If you’re nodding along here, maybe the pain is real in your facility or network. So where’s the practical entry point? Based on what I’ve seen, it usually follows this rough sequence:

Map where skills shortages hurt most. Is it planning accuracy? Dispatch consistency? On-floor training? Don’t swallow the ocean. Pick a pain point.

Audit your data. AI is only as good as the data feeding it. Check if your systems collect clean shipment data, labor metrics, downtime logs, etc.

Pilot, don’t overhaul. Start small with a specific use case. Maybe predictive shipment delays, maybe AI-assisted scheduling. See impact, get buy-in, expand gradually.

Include staff in the rollout. People resist anything that feels like “Big Brother.” Frame it as tech that reduces pressure, not replaces jobs. The psychology matters as much as the tech here.

Measure retention alongside performance. Don’t just track cost savings or efficiency—also watch whether staff turnover levels improve. That’s the truest marker that the skill gap is being reduced in practice.

Wrapping It Together

Skill shortages in logistics won’t disappear overnight. Let’s be real—it’s going to be a long-term reality, given workforce demographics and industry conditions. But turning back the clock to “find the people we used to have” isn’t an option either.

What is possible is building systems that carry the weight smarter, so fewer skilled people can accomplish what larger teams used to handle in the past. AI-driven data solutions, when applied thoughtfully, actually do help here: faster training, better decision support, more predictable workflows, fewer gaps when veteran employees leave.

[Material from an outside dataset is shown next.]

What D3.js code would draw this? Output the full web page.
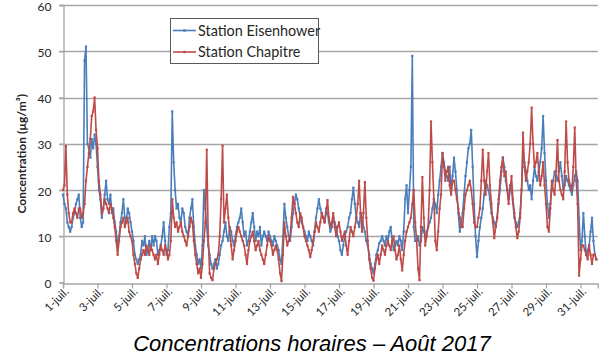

And maybe the most underrated benefit? They bring some sanity back to a sector where too many good people burn out and leave. If AI allows your managers and associates to feel like the job is manageable instead of impossible, that’s already a win worth pursuing.

The logistics world isn’t short on challenges, but we’re also not short on resourcefulness. AI isn’t the savior of the industry, but it’s shaping up as one of the most reliable tools we’ve got to steady the ship as the tide of skilled labor keeps receding.